» Problem to solve: Exactly as they appear, output all of the records. Skip any images.
▬▬▬
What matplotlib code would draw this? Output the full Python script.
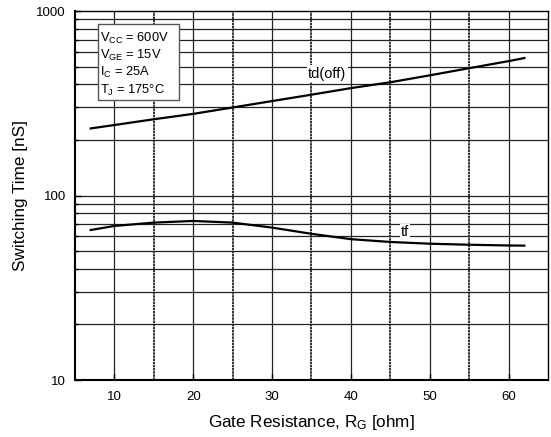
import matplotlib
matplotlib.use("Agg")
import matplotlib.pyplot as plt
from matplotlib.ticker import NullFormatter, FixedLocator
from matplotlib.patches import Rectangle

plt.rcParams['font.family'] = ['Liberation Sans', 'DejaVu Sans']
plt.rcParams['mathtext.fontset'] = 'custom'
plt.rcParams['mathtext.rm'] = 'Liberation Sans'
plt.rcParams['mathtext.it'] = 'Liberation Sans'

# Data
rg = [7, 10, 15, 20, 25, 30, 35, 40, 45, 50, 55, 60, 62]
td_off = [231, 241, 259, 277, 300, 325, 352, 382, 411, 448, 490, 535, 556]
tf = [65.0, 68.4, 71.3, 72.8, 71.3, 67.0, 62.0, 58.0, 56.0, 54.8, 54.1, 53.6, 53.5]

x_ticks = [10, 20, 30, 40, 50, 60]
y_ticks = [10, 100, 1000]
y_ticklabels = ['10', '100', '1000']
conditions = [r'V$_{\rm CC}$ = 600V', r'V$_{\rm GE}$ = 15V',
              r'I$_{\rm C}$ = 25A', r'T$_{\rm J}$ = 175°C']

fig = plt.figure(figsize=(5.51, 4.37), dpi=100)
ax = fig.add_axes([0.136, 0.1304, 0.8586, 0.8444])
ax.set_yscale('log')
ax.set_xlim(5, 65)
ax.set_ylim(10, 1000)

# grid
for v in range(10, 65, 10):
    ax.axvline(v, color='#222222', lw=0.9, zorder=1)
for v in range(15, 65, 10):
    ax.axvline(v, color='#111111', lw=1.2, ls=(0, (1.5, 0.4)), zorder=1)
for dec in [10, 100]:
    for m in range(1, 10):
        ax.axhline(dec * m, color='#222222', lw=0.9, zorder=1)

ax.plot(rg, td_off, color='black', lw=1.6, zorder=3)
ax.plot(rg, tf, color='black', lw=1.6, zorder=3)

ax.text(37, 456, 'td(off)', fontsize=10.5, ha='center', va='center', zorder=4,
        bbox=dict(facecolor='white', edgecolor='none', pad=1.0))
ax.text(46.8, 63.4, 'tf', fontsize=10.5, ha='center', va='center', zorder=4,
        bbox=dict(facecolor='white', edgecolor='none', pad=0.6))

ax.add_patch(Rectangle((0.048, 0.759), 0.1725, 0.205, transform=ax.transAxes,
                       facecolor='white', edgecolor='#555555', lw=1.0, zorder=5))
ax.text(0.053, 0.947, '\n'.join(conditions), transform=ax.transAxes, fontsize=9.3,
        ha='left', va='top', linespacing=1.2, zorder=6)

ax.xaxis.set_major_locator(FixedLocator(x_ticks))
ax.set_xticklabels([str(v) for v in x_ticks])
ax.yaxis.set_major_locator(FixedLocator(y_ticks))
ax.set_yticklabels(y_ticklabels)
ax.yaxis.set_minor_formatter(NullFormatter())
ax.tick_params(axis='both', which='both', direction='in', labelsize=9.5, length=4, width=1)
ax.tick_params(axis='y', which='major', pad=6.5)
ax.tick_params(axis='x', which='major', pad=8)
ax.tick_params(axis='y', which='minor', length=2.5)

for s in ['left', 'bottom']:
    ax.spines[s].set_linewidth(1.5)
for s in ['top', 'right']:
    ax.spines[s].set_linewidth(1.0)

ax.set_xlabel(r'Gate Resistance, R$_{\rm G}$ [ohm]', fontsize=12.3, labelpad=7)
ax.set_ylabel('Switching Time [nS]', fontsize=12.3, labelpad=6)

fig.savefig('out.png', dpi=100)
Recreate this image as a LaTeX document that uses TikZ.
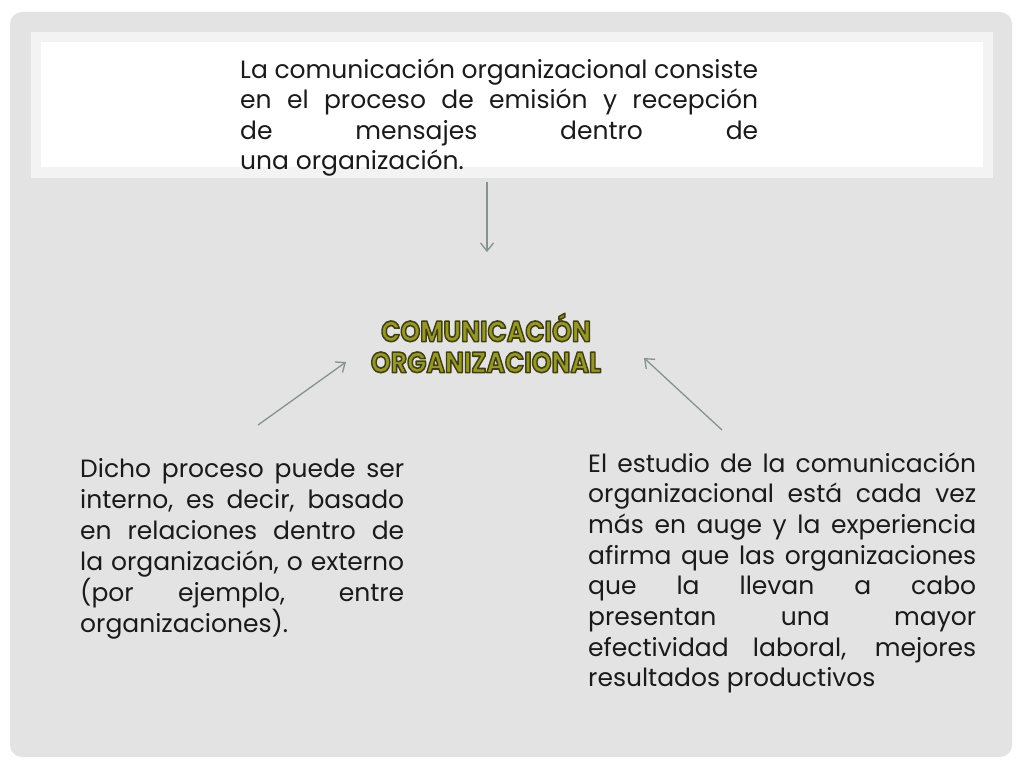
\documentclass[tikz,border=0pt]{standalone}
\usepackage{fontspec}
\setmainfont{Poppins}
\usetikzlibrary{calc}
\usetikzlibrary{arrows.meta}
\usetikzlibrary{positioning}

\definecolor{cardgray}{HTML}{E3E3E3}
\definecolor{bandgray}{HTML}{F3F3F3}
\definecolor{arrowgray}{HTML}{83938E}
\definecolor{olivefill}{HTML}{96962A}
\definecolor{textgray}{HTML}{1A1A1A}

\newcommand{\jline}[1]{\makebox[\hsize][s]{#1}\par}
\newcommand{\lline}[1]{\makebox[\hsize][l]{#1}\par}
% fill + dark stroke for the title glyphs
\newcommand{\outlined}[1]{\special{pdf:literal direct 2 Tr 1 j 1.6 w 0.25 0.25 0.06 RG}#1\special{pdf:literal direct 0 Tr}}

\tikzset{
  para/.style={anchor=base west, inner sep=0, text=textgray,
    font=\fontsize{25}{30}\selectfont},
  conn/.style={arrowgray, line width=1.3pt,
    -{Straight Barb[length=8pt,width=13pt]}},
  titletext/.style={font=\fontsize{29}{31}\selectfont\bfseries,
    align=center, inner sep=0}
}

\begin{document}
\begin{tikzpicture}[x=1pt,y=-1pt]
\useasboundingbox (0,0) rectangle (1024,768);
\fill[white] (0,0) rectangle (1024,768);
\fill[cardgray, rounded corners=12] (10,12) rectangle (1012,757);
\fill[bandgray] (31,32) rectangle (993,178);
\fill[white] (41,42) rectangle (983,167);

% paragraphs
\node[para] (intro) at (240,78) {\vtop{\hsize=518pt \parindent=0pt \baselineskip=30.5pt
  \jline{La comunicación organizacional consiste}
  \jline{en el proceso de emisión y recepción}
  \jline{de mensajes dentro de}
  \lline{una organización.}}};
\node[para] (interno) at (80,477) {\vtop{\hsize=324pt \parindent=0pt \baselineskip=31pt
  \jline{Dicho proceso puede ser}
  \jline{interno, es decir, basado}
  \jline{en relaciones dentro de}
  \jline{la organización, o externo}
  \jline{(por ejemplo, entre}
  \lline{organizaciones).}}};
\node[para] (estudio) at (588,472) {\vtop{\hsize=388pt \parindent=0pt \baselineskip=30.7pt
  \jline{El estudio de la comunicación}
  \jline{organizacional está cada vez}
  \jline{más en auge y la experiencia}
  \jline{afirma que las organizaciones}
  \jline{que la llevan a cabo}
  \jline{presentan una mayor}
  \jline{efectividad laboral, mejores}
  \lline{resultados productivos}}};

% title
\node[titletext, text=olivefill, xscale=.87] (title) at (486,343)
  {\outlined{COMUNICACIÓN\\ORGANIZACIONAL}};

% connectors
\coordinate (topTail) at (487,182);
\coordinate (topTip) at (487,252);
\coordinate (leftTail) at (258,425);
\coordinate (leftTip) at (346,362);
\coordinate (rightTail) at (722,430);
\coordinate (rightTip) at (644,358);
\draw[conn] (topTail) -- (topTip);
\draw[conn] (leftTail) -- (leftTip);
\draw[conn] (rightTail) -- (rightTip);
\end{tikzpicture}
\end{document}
▬▬▬
» Reply:
What matplotlib code would draw this? Output the full Python script.
import matplotlib
matplotlib.use("Agg")
import matplotlib.pyplot as plt
from matplotlib.ticker import NullFormatter, FixedLocator
from matplotlib.patches import Rectangle

plt.rcParams['font.family'] = ['Liberation Sans', 'DejaVu Sans']
plt.rcParams['mathtext.fontset'] = 'custom'
plt.rcParams['mathtext.rm'] = 'Liberation Sans'
plt.rcParams['mathtext.it'] = 'Liberation Sans'

# Data
rg = [7, 10, 15, 20, 25, 30, 35, 40, 45, 50, 55, 60, 62]
td_off = [231, 241, 259, 277, 300, 325, 352, 382, 411, 448, 490, 535, 556]
tf = [65.0, 68.4, 71.3, 72.8, 71.3, 67.0, 62.0, 58.0, 56.0, 54.8, 54.1, 53.6, 53.5]

x_ticks = [10, 20, 30, 40, 50, 60]
y_ticks = [10, 100, 1000]
y_ticklabels = ['10', '100', '1000']
conditions = [r'V$_{\rm CC}$ = 600V', r'V$_{\rm GE}$ = 15V',
              r'I$_{\rm C}$ = 25A', r'T$_{\rm J}$ = 175°C']

fig = plt.figure(figsize=(5.51, 4.37), dpi=100)
ax = fig.add_axes([0.136, 0.1304, 0.8586, 0.8444])
ax.set_yscale('log')
ax.set_xlim(5, 65)
ax.set_ylim(10, 1000)

# grid
for v in range(10, 65, 10):
    ax.axvline(v, color='#222222', lw=0.9, zorder=1)
for v in range(15, 65, 10):
    ax.axvline(v, color='#111111', lw=1.2, ls=(0, (1.5, 0.4)), zorder=1)
for dec in [10, 100]:
    for m in range(1, 10):
        ax.axhline(dec * m, color='#222222', lw=0.9, zorder=1)

ax.plot(rg, td_off, color='black', lw=1.6, zorder=3)
ax.plot(rg, tf, color='black', lw=1.6, zorder=3)

ax.text(37, 456, 'td(off)', fontsize=10.5, ha='center', va='center', zorder=4,
        bbox=dict(facecolor='white', edgecolor='none', pad=1.0))
ax.text(46.8, 63.4, 'tf', fontsize=10.5, ha='center', va='center', zorder=4,
        bbox=dict(facecolor='white', edgecolor='none', pad=0.6))

ax.add_patch(Rectangle((0.048, 0.759), 0.1725, 0.205, transform=ax.transAxes,
                       facecolor='white', edgecolor='#555555', lw=1.0, zorder=5))
ax.text(0.053, 0.947, '\n'.join(conditions), transform=ax.transAxes, fontsize=9.3,
        ha='left', va='top', linespacing=1.2, zorder=6)

ax.xaxis.set_major_locator(FixedLocator(x_ticks))
ax.set_xticklabels([str(v) for v in x_ticks])
ax.yaxis.set_major_locator(FixedLocator(y_ticks))
ax.set_yticklabels(y_ticklabels)
ax.yaxis.set_minor_formatter(NullFormatter())
ax.tick_params(axis='both', which='both', direction='in', labelsize=9.5, length=4, width=1)
ax.tick_params(axis='y', which='major', pad=6.5)
ax.tick_params(axis='x', which='major', pad=8)
ax.tick_params(axis='y', which='minor', length=2.5)

for s in ['left', 'bottom']:
    ax.spines[s].set_linewidth(1.5)
for s in ['top', 'right']:
    ax.spines[s].set_linewidth(1.0)

ax.set_xlabel(r'Gate Resistance, R$_{\rm G}$ [ohm]', fontsize=12.3, labelpad=7)
ax.set_ylabel('Switching Time [nS]', fontsize=12.3, labelpad=6)

fig.savefig('out.png', dpi=100)
Recreate this image as a LaTeX document that uses TikZ.
\documentclass[tikz,border=0pt]{standalone}
\usepackage{fontspec}
\setmainfont{Poppins}
\usetikzlibrary{calc}
\usetikzlibrary{arrows.meta}
\usetikzlibrary{positioning}

\definecolor{cardgray}{HTML}{E3E3E3}
\definecolor{bandgray}{HTML}{F3F3F3}
\definecolor{arrowgray}{HTML}{83938E}
\definecolor{olivefill}{HTML}{96962A}
\definecolor{textgray}{HTML}{1A1A1A}

\newcommand{\jline}[1]{\makebox[\hsize][s]{#1}\par}
\newcommand{\lline}[1]{\makebox[\hsize][l]{#1}\par}
% fill + dark stroke for the title glyphs
\newcommand{\outlined}[1]{\special{pdf:literal direct 2 Tr 1 j 1.6 w 0.25 0.25 0.06 RG}#1\special{pdf:literal direct 0 Tr}}

\tikzset{
  para/.style={anchor=base west, inner sep=0, text=textgray,
    font=\fontsize{25}{30}\selectfont},
  conn/.style={arrowgray, line width=1.3pt,
    -{Straight Barb[length=8pt,width=13pt]}},
  titletext/.style={font=\fontsize{29}{31}\selectfont\bfseries,
    align=center, inner sep=0}
}

\begin{document}
\begin{tikzpicture}[x=1pt,y=-1pt]
\useasboundingbox (0,0) rectangle (1024,768);
\fill[white] (0,0) rectangle (1024,768);
\fill[cardgray, rounded corners=12] (10,12) rectangle (1012,757);
\fill[bandgray] (31,32) rectangle (993,178);
\fill[white] (41,42) rectangle (983,167);

% paragraphs
\node[para] (intro) at (240,78) {\vtop{\hsize=518pt \parindent=0pt \baselineskip=30.5pt
  \jline{La comunicación organizacional consiste}
  \jline{en el proceso de emisión y recepción}
  \jline{de mensajes dentro de}
  \lline{una organización.}}};
\node[para] (interno) at (80,477) {\vtop{\hsize=324pt \parindent=0pt \baselineskip=31pt
  \jline{Dicho proceso puede ser}
  \jline{interno, es decir, basado}
  \jline{en relaciones dentro de}
  \jline{la organización, o externo}
  \jline{(por ejemplo, entre}
  \lline{organizaciones).}}};
\node[para] (estudio) at (588,472) {\vtop{\hsize=388pt \parindent=0pt \baselineskip=30.7pt
  \jline{El estudio de la comunicación}
  \jline{organizacional está cada vez}
  \jline{más en auge y la experiencia}
  \jline{afirma que las organizaciones}
  \jline{que la llevan a cabo}
  \jline{presentan una mayor}
  \jline{efectividad laboral, mejores}
  \lline{resultados productivos}}};

% title
\node[titletext, text=olivefill, xscale=.87] (title) at (486,343)
  {\outlined{COMUNICACIÓN\\ORGANIZACIONAL}};

% connectors
\coordinate (topTail) at (487,182);
\coordinate (topTip) at (487,252);
\coordinate (leftTail) at (258,425);
\coordinate (leftTip) at (346,362);
\coordinate (rightTail) at (722,430);
\coordinate (rightTip) at (644,358);
\draw[conn] (topTail) -- (topTip);
\draw[conn] (leftTail) -- (leftTip);
\draw[conn] (rightTail) -- (rightTip);
\end{tikzpicture}
\end{document}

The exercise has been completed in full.